» **DO THIS**
Give only a count of the lines that include the string "LaTeX".

» **DATA PROVIDED**
## START

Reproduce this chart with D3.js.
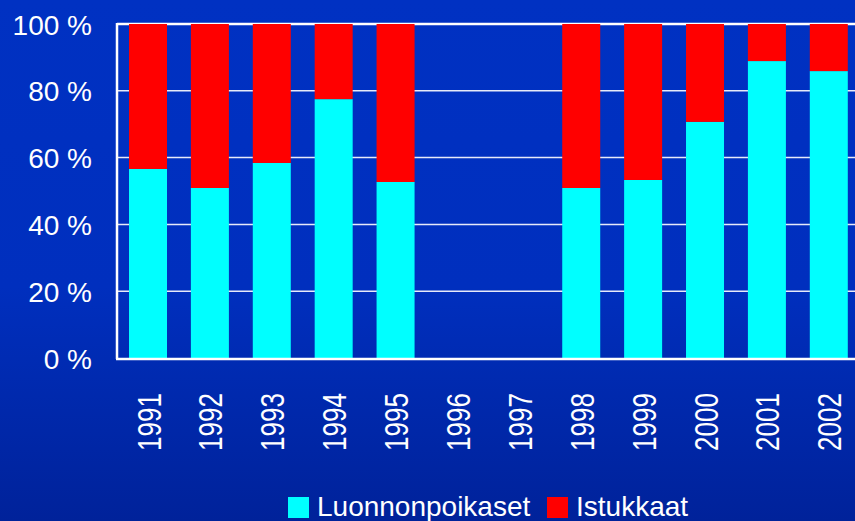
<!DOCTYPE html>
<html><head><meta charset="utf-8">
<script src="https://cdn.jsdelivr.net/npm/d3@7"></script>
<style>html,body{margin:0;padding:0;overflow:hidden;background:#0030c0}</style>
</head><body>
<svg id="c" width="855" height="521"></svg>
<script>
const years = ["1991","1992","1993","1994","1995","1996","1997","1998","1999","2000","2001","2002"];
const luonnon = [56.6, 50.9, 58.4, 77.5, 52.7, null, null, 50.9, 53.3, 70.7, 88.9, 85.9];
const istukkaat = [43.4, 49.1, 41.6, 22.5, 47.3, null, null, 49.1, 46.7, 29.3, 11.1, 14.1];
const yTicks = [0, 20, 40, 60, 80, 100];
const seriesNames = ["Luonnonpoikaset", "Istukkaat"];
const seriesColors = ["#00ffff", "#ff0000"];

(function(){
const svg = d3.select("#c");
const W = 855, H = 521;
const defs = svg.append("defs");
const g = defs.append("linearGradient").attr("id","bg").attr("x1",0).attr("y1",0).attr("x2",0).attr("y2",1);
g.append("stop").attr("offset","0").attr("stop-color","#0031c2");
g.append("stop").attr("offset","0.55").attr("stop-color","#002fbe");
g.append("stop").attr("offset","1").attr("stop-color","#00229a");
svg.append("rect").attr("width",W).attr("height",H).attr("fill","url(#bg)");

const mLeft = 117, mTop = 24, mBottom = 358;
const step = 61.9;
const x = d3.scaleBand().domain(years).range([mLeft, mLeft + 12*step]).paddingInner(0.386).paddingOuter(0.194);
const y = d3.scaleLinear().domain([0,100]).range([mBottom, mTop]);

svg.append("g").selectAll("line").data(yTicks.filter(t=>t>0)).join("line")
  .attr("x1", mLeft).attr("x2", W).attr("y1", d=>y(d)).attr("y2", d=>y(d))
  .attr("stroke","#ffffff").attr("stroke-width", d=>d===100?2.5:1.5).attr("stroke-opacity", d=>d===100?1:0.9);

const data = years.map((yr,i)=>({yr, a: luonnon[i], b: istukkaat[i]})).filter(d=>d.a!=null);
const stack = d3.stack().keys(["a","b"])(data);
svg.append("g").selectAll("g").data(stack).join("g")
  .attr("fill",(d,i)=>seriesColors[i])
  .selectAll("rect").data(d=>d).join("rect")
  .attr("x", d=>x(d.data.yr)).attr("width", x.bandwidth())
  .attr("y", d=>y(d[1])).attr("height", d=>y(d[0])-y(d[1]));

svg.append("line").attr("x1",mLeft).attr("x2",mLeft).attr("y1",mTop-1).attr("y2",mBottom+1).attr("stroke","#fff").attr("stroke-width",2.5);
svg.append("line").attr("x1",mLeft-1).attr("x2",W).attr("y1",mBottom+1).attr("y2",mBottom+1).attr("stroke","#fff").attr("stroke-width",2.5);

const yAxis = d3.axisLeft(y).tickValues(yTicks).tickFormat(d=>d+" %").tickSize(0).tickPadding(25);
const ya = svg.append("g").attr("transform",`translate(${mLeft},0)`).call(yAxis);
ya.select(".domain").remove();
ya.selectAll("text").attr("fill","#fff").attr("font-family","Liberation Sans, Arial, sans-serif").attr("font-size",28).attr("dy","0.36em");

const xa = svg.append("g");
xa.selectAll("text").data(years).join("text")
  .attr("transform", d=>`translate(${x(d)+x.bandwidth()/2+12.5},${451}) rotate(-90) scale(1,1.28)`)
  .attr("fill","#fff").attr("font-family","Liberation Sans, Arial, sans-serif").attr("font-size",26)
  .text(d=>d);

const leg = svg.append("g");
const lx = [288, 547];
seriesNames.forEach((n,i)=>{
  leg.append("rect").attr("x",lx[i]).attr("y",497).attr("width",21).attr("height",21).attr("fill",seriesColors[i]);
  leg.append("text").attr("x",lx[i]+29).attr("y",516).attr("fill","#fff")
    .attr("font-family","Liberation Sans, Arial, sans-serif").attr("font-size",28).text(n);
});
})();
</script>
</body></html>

## END
## START

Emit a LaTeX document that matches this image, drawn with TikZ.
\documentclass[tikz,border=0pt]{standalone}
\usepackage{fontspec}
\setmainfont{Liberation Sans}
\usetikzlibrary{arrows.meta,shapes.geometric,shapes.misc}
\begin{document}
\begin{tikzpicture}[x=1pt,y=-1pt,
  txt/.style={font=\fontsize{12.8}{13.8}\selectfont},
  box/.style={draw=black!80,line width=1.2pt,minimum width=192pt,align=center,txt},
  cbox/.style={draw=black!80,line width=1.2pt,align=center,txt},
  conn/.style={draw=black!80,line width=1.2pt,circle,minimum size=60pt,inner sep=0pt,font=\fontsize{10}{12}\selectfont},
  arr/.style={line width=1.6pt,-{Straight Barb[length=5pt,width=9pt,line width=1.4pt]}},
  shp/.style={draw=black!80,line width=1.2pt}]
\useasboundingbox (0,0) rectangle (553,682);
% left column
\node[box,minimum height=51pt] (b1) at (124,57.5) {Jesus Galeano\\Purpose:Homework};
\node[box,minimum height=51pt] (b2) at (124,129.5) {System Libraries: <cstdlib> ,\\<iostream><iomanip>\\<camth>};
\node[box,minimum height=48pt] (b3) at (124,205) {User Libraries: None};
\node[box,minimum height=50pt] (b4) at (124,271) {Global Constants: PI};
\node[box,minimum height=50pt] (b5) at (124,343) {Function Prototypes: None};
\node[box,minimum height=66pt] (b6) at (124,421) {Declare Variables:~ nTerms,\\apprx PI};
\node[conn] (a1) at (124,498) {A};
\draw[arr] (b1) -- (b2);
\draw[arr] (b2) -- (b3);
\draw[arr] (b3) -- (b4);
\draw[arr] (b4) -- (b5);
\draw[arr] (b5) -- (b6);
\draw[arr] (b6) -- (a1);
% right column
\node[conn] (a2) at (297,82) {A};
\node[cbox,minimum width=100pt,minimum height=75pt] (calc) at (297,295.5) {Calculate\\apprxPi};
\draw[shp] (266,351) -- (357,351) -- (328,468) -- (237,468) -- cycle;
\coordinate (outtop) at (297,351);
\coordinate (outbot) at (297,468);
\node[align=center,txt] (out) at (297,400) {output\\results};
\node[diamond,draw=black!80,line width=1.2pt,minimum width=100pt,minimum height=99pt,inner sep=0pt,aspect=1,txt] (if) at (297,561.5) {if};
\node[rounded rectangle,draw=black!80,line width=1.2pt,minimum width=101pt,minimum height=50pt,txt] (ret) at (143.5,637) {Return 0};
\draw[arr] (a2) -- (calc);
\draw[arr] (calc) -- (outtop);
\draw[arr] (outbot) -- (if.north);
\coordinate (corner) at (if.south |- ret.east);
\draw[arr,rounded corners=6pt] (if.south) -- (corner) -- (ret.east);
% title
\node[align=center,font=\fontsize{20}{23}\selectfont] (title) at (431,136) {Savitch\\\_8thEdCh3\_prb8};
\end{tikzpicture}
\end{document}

## END
## START

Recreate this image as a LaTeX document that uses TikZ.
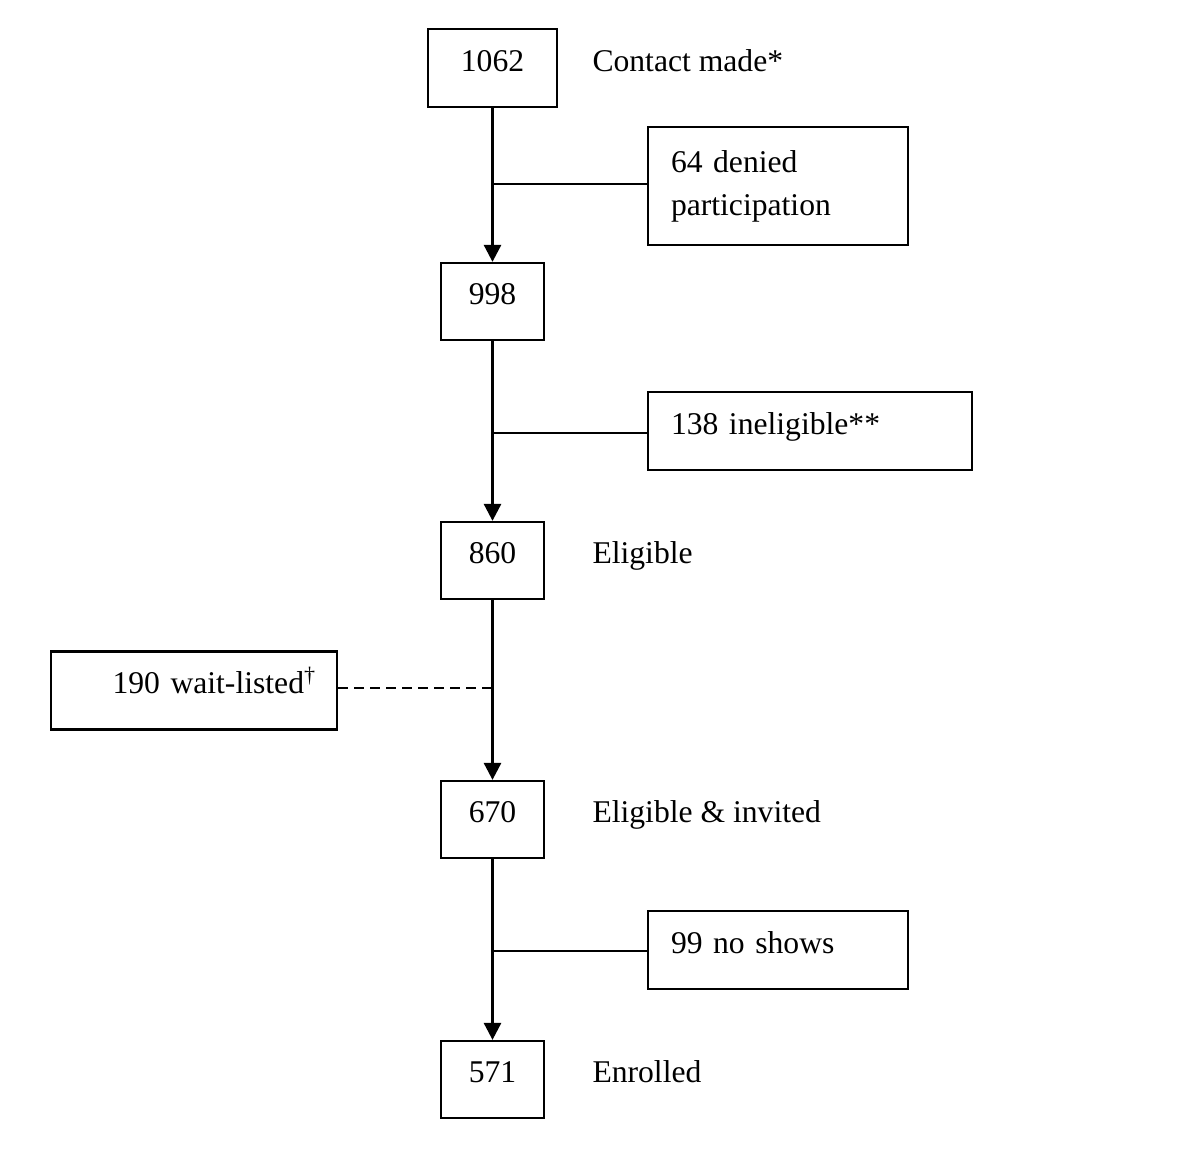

## END

» **ANSWER IN FULL**
2